Now to direct python to go to where the files are saved and to iterate over each .csv file its finds

In [95]:
for file_name in glob.iglob(Path):
    file_name_list.append(file_name)

In [96]:
for i in file_name_list:
    y_diff = get_Y_dif(i)
    list_name = i.split('\\')
    name =  list_name[-1] +" "+ list_name[-2]
    test_name.append(name)
    print(name,y_diff)
    y_diff_list.append(y_diff)

FileNotFoundError: [Errno 2] No such file or directory: 'D:/Calibartion data 16-06-2021\\Pyramid run\\protocol_optoNCDT ILD1750_2021-06-16_15-48-37.250.csv'

To save the output data the file names and y_diff values are compiled into a dictionary and then into a panda dataframe. Once in the form of a dataframe, it can be easily save as a .csv file. 

In [90]:
dic = {"Y_dif (mm)":y_diff_list,"File_name":test_name}
df = pd.DataFrame(dic)
df.to_csv("{}.csv".format(save_as),index=False)

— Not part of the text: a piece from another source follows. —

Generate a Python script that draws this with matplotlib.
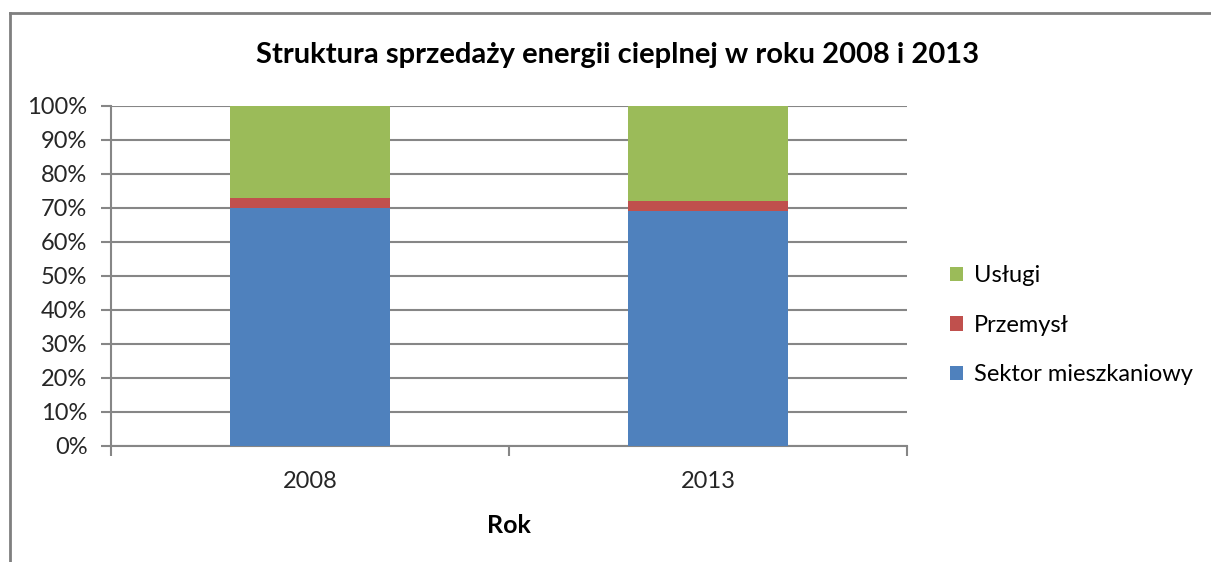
import matplotlib
matplotlib.use('Agg')
import matplotlib.pyplot as plt
from matplotlib.ticker import PercentFormatter
import numpy as np

plt.rcParams['font.family'] = ['Lato', 'DejaVu Sans']

# dane (udział w %)
years = ["2008", "2013"]
mieszkaniowy = [70.0, 69.0]
przemysl = [3.0, 3.1]
uslugi = [27.0, 27.9]

c_blue = "#4F81BD"
c_red = "#C0504D"
c_green = "#9BBB59"
c_grid = "#868686"

fig = plt.figure(figsize=(12.11, 5.62), dpi=100)
ax = fig.add_axes([111 / 1211, 1 - 446 / 562, 796 / 1211, 340 / 562])

x = np.arange(len(years))
w = 0.4
b1 = ax.bar(x, mieszkaniowy, w, color=c_blue, label="Sektor mieszkaniowy", zorder=3)
b2 = ax.bar(x, przemysl, w, bottom=mieszkaniowy, color=c_red, label="Przemysł", zorder=3)
bottom2 = np.array(mieszkaniowy) + np.array(przemysl)
b3 = ax.bar(x, uslugi, w, bottom=bottom2, color=c_green, label="Usługi", zorder=3)

ax.set_xlim(-0.5, 1.5)
ax.set_ylim(0, 100)
ax.set_yticks(np.arange(0, 101, 10))
ax.yaxis.set_major_formatter(PercentFormatter(decimals=0))
ax.yaxis.grid(True, color=c_grid, linewidth=1.5, zorder=0)

# ticki osi x na granicach kategorii
ax.set_xticks([-0.5, 0.5, 1.5])
ax.set_xticklabels([])
ax.set_xticks(x, minor=True)
ax.set_xticklabels(years, minor=True)
ax.tick_params(axis='x', which='minor', length=0, labelsize=17, pad=18, colors="#262626")
ax.tick_params(axis='x', which='major', length=7, width=1.5, color=c_grid)
ax.tick_params(axis='y', length=7, width=1.5, color=c_grid, labelsize=17, pad=10, labelcolor="#262626")

for s in ["top", "right"]:
    ax.spines[s].set_visible(False)
for s in ["left", "bottom"]:
    ax.spines[s].set_color(c_grid)
    ax.spines[s].set_linewidth(1.5)

ax.set_xlabel("Rok", fontsize=18, fontweight="bold", labelpad=16)
fig.text(618 / 1211, 1 - 55 / 562, "Struktura sprzedaży energii cieplnej w roku 2008 i 2013",
         ha="center", va="center", fontsize=21, fontweight="bold")

ax.legend(handles=[b3, b2, b1], loc="center left", bbox_to_anchor=(1.054, 0.355),
          frameon=False, fontsize=17, handlelength=0.55, handleheight=0.55,
          handletextpad=0.45, labelspacing=1.2, borderaxespad=0, borderpad=0)

# ramka wykresu
fig.add_artist(plt.Line2D([10 / 1211, 10 / 1211], [0, 1 - 13 / 562], color="#7f7f7f", lw=2))
fig.add_artist(plt.Line2D([10 / 1211, 1], [1 - 13 / 562, 1 - 13 / 562], color="#7f7f7f", lw=2))

fig.savefig("out.png", dpi=100)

Now a file that contains the y_diff values in one column and the file name in the next.

If the dataframe is empty, the most likely issue is that path is incorrect.

If the raw data was saved under file name in the formate "00 m_a 00 m_c 00 voltage 00 current .csv" it can be easily decoded. By opening the outputed .csv in MS Excel and then using the "Text to Columns" function found on the data tab, the file name column can be turned into individual columns by selecting the correct deliminator, in the case suggested above the deliminator is space.